PROBLEM STATEMENT> Copy, from the entries below, each line where the word "page" can be found.

--- Start of TASK INPUTS ---

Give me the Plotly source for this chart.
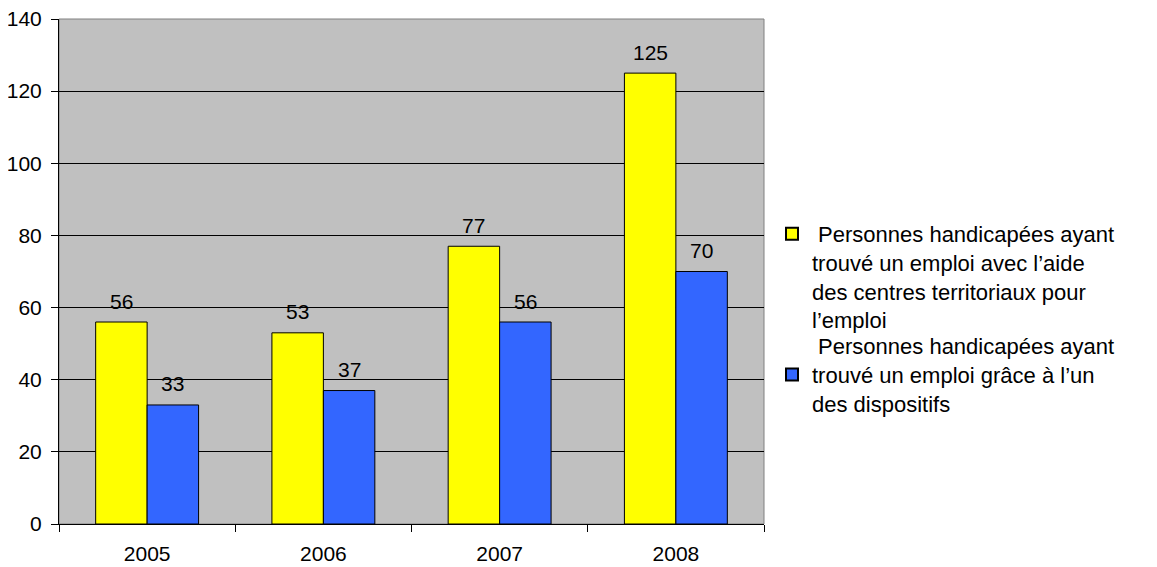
import plotly.graph_objects as go

years = ["2005", "2006", "2007", "2008"]
centres = [56, 53, 77, 125]
dispositifs = [33, 37, 56, 70]
name_centres = "\u00a0Personnes handicapées ayant<br>trouvé un emploi avec l’aide<br>des centres territoriaux pour<br>l’emploi"
name_dispositifs = "\u00a0Personnes handicapées ayant<br>trouvé un emploi grâce à l’un<br>des dispositifs"
y_ticks = [0, 20, 40, 60, 80, 100, 120, 140]

FONT = "Liberation Sans, Arial, sans-serif"
COLORS = ["#FFFF00", "#3366FF"]

# page body has an 8px margin: work in screen pixels and subtract it
OFF = 8
W, H = 1157 - OFF, 567 - OFF
L, R, T, B = 59 - OFF, 764 - OFF, 19 - OFF, 524 - OFF
BARGAP = 0.416

def px_x(p):
    return (p - OFF - L) / (R - L)

def px_y(p):
    return (B - (p - OFF)) / (B - T)

fig = go.Figure()
for vals, name, col, lg in [(centres, name_centres, COLORS[0], "legend"),
                            (dispositifs, name_dispositifs, COLORS[1], "legend2")]:
    fig.add_trace(go.Bar(
        x=years, y=vals, name=name,
        marker=dict(color=col, line=dict(color="#000000", width=1)),
        legend=lg,
    ))

# value labels above each bar (category axis: annotation x is the category index)
cat_px = (R - L) / len(years)
bar_px = cat_px * (1 - BARGAP) / 2
annotations = []
for shift, vals in [(-bar_px / 2, centres), (bar_px / 2, dispositifs)]:
    for i, v in enumerate(vals):
        annotations.append(dict(
            x=i, y=v, xref="x", yref="y", text=str(v), showarrow=False,
            xshift=shift, yshift=21, yanchor="middle", xanchor="center",
            font=dict(size=21, color="#000000", family=FONT),
        ))

legend_common = dict(
    font=dict(size=22, color="#000000", family=FONT),
    bgcolor="rgba(0,0,0,0)", borderwidth=0,
    xanchor="left", yanchor="top", itemsizing="constant",
)

fig.update_layout(
    width=W, height=H,
    margin=dict(l=L, r=W - R, t=T, b=H - B, pad=0, autoexpand=False),
    paper_bgcolor="#FFFFFF", plot_bgcolor="#C0C0C0",
    barmode="group", bargap=BARGAP, bargroupgap=0,
    font=dict(family=FONT, size=21, color="#000000"),
    showlegend=True,
    legend=dict(x=px_x(772), y=px_y(213), valign="top", **legend_common),
    legend2=dict(x=px_x(772), y=px_y(325), valign="middle", **legend_common),
    xaxis=dict(
        type="category", categoryorder="array", categoryarray=years,
        showline=True, linecolor="#000000", linewidth=1,
        ticks="outside", tickson="boundaries", ticklen=7, tickcolor="#000000",
        showgrid=False, tickfont=dict(size=21), automargin=False,
        ticklabelstandoff=11, ticklabeloverflow="allow",
    ),
    yaxis=dict(
        range=[0, 140], tickvals=y_ticks, showline=True, linecolor="#000000",
        linewidth=1, ticks="outside", ticklen=7, tickcolor="#000000",
        showgrid=True, gridcolor="#000000", gridwidth=1, zeroline=False,
        tickfont=dict(size=21), automargin=False, ticklabelstandoff=5,
        ticklabeloverflow="allow",
    ),
    annotations=annotations,
    shapes=[dict(type="rect", xref="paper", yref="paper", x0=0, x1=1, y0=0, y1=1,
                 line=dict(color="#808080", width=1), layer="below")],
)

fig.write_html("out.html")
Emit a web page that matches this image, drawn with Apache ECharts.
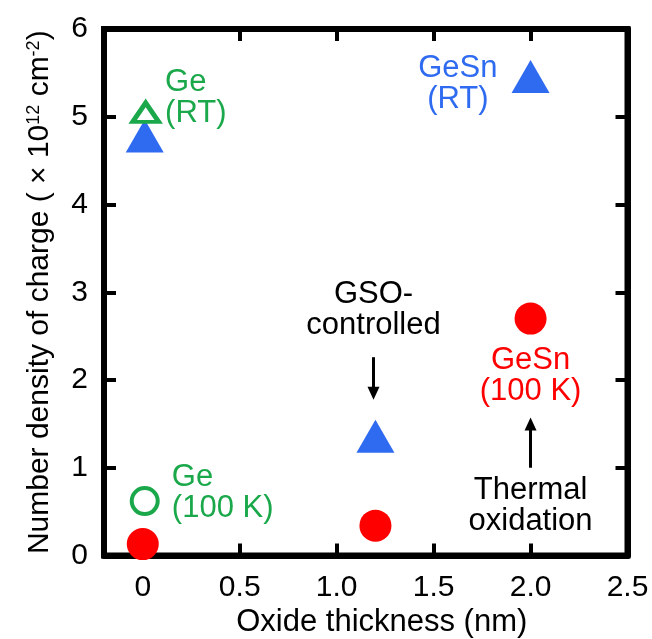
<!DOCTYPE html>
<html>
<head>
<meta charset="utf-8">
<script src="https://cdn.jsdelivr.net/npm/echarts@6/dist/echarts.min.js"></script>
<style>
  html, body { margin: 0; padding: 0; background: #fff; }
  #chart { width: 652px; height: 639px; }
</style>
</head>
<body>
<div id="chart"></div>
<script>
// ---- data ----
const gesnRtX = [0.01, 1.2, 2.0];
const gesnRtY = [4.78, 1.36, 5.46];
const gesn100X = [0.0, 1.2, 2.0];
const gesn100Y = [0.13, 0.34, 2.70];
const geRtX = [0.015];
const geRtY = [5.05];
const ge100X = [0.01];
const ge100Y = [0.62];

const xTickValues = [0, 0.5, 1, 1.5, 2, 2.5];
const xTickLabels = ['0', '0.5', '1.0', '1.5', '2.0', '2.5'];
const xTickMarks = [0.5, 1, 1.5, 2];

// annotation texts (positions in data coordinates)
const annoTexts = ['Ge\n(RT)', 'Ge\n(100 K)', 'GeSn\n(RT)', 'GSO-\ncontrolled', 'GeSn\n(100 K)', 'Thermal\noxidation'];
const annoX = [0.115, 0.15, 1.625, 1.19, 2.0, 2.0];
const annoY = [5.21, 0.71, 5.37, 2.80, 2.05, 0.56];
const annoAlign = ['left', 'left', 'center', 'center', 'center', 'center'];
const annoColor = ['#1aa84a', '#1aa84a', '#2f6bf0', '#000000', '#ff0000', '#000000'];

// arrows: [x, yStart, yEnd]
const arrowX = [1.19, 2.0];
const arrowFrom = [2.26, 1.0];
const arrowTo = [1.85, 1.50];

const BLUE = '#2f6bf0', RED = '#ff0000', GREEN = '#1aa84a';
const FONT = 'Liberation Sans, Arial, Helvetica, sans-serif';

const zip = (xs, ys) => xs.map((x, i) => [x, ys[i]]);

const chart = echarts.init(document.getElementById('chart'), null, { renderer: 'canvas' });

const lineStyleAxis = { color: '#000', width: 6 };
const tickStyle = { color: '#000', width: 4 };
const xBase = {
  type: 'value', min: -0.2, max: 2.5,
  splitLine: { show: false },
  axisLine: { show: true, onZero: false, lineStyle: lineStyleAxis },
  axisTick: { show: true, inside: true, length: 12, customValues: xTickMarks, lineStyle: tickStyle }
};
const yBase = {
  type: 'value', min: 0, max: 6, interval: 1,
  splitLine: { show: false },
  axisLine: { show: true, onZero: false, lineStyle: lineStyleAxis },
  axisTick: { show: true, inside: true, length: 12, lineStyle: tickStyle }
};

chart.setOption({
  animation: false,
  backgroundColor: '#fff',
  grid: {
    left: 104, right: 24.5, top: 29, bottom: 83.5,
    outerBoundsMode: 'none', containLabel: false,
    show: true, borderColor: '#000', borderWidth: 6, backgroundColor: 'transparent'
  },
  xAxis: [
    Object.assign({}, xBase, {
      position: 'bottom',
      name: 'Oxide thickness (nm)', nameLocation: 'middle', nameGap: 51,
      nameTextStyle: { fontFamily: FONT, fontSize: 31, color: '#000', padding: [0, 0, 0, 32] },
      axisLabel: {
        show: true, margin: 17, customValues: xTickValues,
        fontFamily: FONT, fontSize: 30, color: '#000',
        formatter: v => xTickLabels[xTickValues.indexOf(v)] ?? String(v)
      }
    }),
    Object.assign({}, xBase, {
      position: 'top',
      axisLabel: { show: false, customValues: xTickValues }
    })
  ],
  yAxis: [
    Object.assign({}, yBase, {
      position: 'left',
      name: 'Number density of charge ( × 10{sup|12} cm{sup|-2})',
      nameLocation: 'middle', nameGap: 49,
      nameTextStyle: {
        fontFamily: FONT, fontSize: 30, color: '#000',
        rich: { sup: { fontFamily: FONT, fontSize: 18, color: '#000', verticalAlign: 'top' } }
      },
      axisLabel: { show: true, margin: 16, fontFamily: FONT, fontSize: 30, color: '#000' }
    }),
    Object.assign({}, yBase, { position: 'right', axisLabel: { show: false } })
  ],
  series: [
    {
      name: 'GeSn (RT)', type: 'scatter', clip: false, z: 3,
      symbol: 'triangle', symbolSize: [38, 33],
      itemStyle: { color: BLUE, opacity: 1 },
      data: zip(gesnRtX, gesnRtY)
    },
    {
      name: 'GeSn (100 K)', type: 'scatter', clip: false, z: 3,
      symbol: 'circle', symbolSize: 32,
      itemStyle: { color: RED, opacity: 1 },
      data: zip(gesn100X, gesn100Y)
    },
    {
      name: 'Ge (RT)', type: 'scatter', clip: false, z: 4,
      symbol: 'triangle', symbolSize: [26, 19],
      itemStyle: { color: '#ffffff', borderColor: GREEN, borderWidth: 4.5, opacity: 1 },
      data: zip(geRtX, geRtY)
    },
    {
      name: 'Ge (100 K)', type: 'scatter', clip: false, z: 4,
      symbol: 'circle', symbolSize: 26,
      itemStyle: { color: '#ffffff', borderColor: GREEN, borderWidth: 4, opacity: 1 },
      data: zip(ge100X, ge100Y)
    },
    {
      name: 'annotations', type: 'scatter', clip: false, z: 5, silent: true,
      symbolSize: 0,
      itemStyle: { opacity: 1 },
      data: annoTexts.map((t, i) => ({
        value: [annoX[i], annoY[i]],
        label: {
          show: true, position: 'inside', formatter: t,
          align: annoAlign[i], verticalAlign: 'middle',
          fontFamily: FONT, fontSize: 31, lineHeight: 31, color: annoColor[i], opacity: 1
        }
      })),
      markLine: {
        silent: true, animation: false,
        symbol: ['none', 'triangle'], symbolSize: [12, 13],
        label: { show: false },
        lineStyle: { color: '#000', width: 3, type: 'solid', opacity: 1 },
        itemStyle: { color: '#000', opacity: 1 },
        emphasis: { disabled: true },
        data: arrowX.map((x, i) => [{ coord: [x, arrowFrom[i]] }, { coord: [x, arrowTo[i]] }])
      }
    }
  ]
});
</script>
</body>
</html>
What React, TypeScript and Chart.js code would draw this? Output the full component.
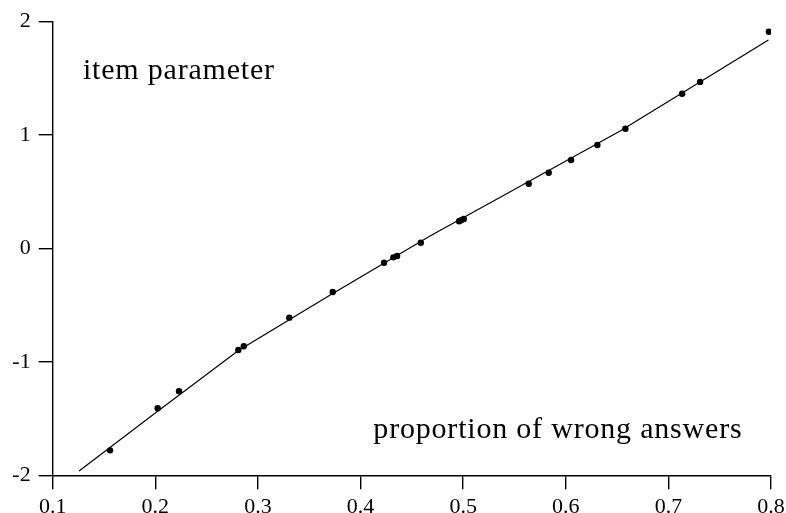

--- End of TASK INPUTS ---

FINISHED EXERCISE>
# page body has an 8px margin: work in screen pixels and subtract it
Emit a web page that matches this image, drawn with Apache ECharts.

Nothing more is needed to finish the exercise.